A pragmatic rollout strategy is to start with cert-pubkey binding and a strict measurement policy, add a nonce when you need explicit freshness, then add EKM for defense-in-depth, and finally adopt RFC 9261 plus CMW when interoperability becomes a requirement.

Other Sightings

Confer's Private Inference

The pattern shows up outside TLS as well. Confer's Private inference writeup explains how they can serve fully private AI inference. They use Noise Pipes instead of TLS, but the core idea is the same: bind attestation evidence to the cryptographic channel that carries protocol traffic.

Their use case is one-directional, where the client verifies the inference endpoint. Our deployment uses mutual attestation, where both peers verify each other.

The attestation topology differs, but the security shape is the same: verify quote authenticity, bind evidence to the channel handshake keys, and validate measurements before trusting application data.

Flashbots & MEV

Another example is Flashbots' attested-tls-proxy, a reverse HTTP proxy that runs a post-handshake attestation exchange after a normal TLS 1.3 handshake, using ALPN (Application-Layer Protocol Negotiation) to signal that attestation is expected.

Its binding event covers both the cert-pubkey and EKM rows of our threat-model menu! It does so by combining a hash of the TLS leaf certificate public key with TLS exporter material.

Flashbots use aTLS extensively throughout their confidential MEV products to provide their users with verifiable privacy. They're also involved in developing the aTLS standard.

Conclusion

aTLS solves a real problem: binding remote attestation to an encrypted channel.

Our path was not spec-first.
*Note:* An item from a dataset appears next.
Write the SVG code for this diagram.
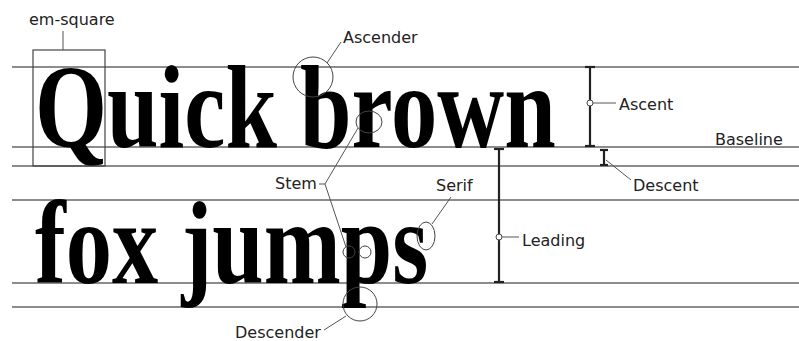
<svg xmlns="http://www.w3.org/2000/svg" width="799" height="341" viewBox="0 0 799 341">
<style>
.guide{stroke:#666;stroke-width:1.6;fill:none}
.lead{stroke:#555;stroke-width:1;fill:none}
.bar{stroke:#222;stroke-width:2.2;fill:none}
.ring{stroke:#444;stroke-width:1;fill:none}
.lbl{font-family:"DejaVu Sans",Verdana,sans-serif;font-size:16px;fill:#222}
.big{font-family:"Liberation Serif","Times New Roman",serif;font-weight:bold;font-size:118px;fill:#000}
</style>
<rect width="799" height="341" fill="#fff"/>
<g id="guides">
<line class="guide" x1="12" y1="67" x2="799" y2="67"/>
<line class="guide" x1="12" y1="147" x2="799" y2="147"/>
<line class="guide" x1="12" y1="166" x2="799" y2="166"/>
<line class="guide" x1="12" y1="200" x2="799" y2="200"/>
<line class="guide" x1="12" y1="283" x2="799" y2="283"/>
<line class="guide" x1="12" y1="307" x2="799" y2="307"/>
</g>
<g id="sample-text">
<text class="big" transform="scale(0.785,1)" x="44.6" y="147">Quick brown</text>
<text class="big" transform="scale(0.784,1)" x="44.6" y="283">fox jumps</text>
</g>
<g id="em-square">
<rect x="33" y="50" width="72" height="116" fill="none" stroke="#444" stroke-width="1.2"/>
<text class="lbl" x="29" y="25">em-square</text>
</g>
<g id="ascender">
<circle class="ring" cx="313" cy="77" r="20"/>
<text class="lbl" x="343" y="43">Ascender</text>
</g>
<g id="stem">
<ellipse class="ring" cx="369" cy="122" rx="13" ry="11"/>
<circle class="ring" cx="349" cy="252" r="6"/>
<circle class="ring" cx="365" cy="252" r="6"/>
<text class="lbl" x="275" y="189">Stem</text>
</g>
<g id="serif">
<ellipse class="ring" cx="426" cy="236" rx="9" ry="14"/>
<text class="lbl" x="436" y="191">Serif</text>
</g>
<g id="descender">
<circle class="ring" cx="360" cy="304" r="17"/>
<text class="lbl" x="235" y="338">Descender</text>
</g>
<g id="ascent">
<line class="bar" x1="590" y1="67" x2="590" y2="146"/>
<line class="bar" x1="585" y1="67" x2="595" y2="67"/>
<line class="bar" x1="585" y1="146" x2="595" y2="146"/>
<circle cx="590" cy="103" r="3" fill="#fff" stroke="#444" stroke-width="1"/>
<text class="lbl" x="619" y="110">Ascent</text>
</g>
<g id="baseline">
<text class="lbl" x="715" y="145">Baseline</text>
</g>
<g id="descent">
<line class="bar" x1="604" y1="150" x2="604" y2="165"/>
<line class="bar" x1="600" y1="150" x2="608" y2="150"/>
<line class="bar" x1="600" y1="165" x2="608" y2="165"/>
<text class="lbl" x="633" y="191">Descent</text>
</g>
<g id="leading">
<line class="bar" x1="499" y1="149" x2="499" y2="282"/>
<line class="bar" x1="494" y1="149" x2="504" y2="149"/>
<line class="bar" x1="494" y1="282" x2="504" y2="282"/>
<circle cx="499" cy="237" r="3" fill="#fff" stroke="#444" stroke-width="1"/>
<text class="lbl" x="522" y="246">Leading</text>
</g>
<g id="connectors">
<line class="lead" x1="63" y1="31" x2="63" y2="50"/>
<line class="lead" x1="327" y1="63" x2="341" y2="42"/>
<line class="lead" x1="319" y1="184" x2="325" y2="184"/>
<line class="lead" x1="325" y1="184" x2="358" y2="128"/>
<line class="lead" x1="325" y1="184" x2="346" y2="247"/>
<line class="lead" x1="432" y1="224" x2="451" y2="197"/>
<line class="lead" x1="346" y1="316" x2="324" y2="330"/>
<line class="lead" x1="593" y1="103" x2="616" y2="103"/>
<line class="lead" x1="606" y1="160" x2="631" y2="180"/>
<line class="lead" x1="502" y1="237" x2="519" y2="237"/>
</g>
</svg>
We were migrating T+ from a forked networking stack to msg-rs and had to preserve an existing TEE-to-TEE attestation requirement during that transition, so we implemented a practical hook-based solution first and then studied the standard in detail.

That second step gave us a clear map of which guarantees we already had, which ones we did not, and why we might want each additional mechanism.

That framing turns aTLS from an all-or-nothing standard into a practical design toolbox for secure systems engineering.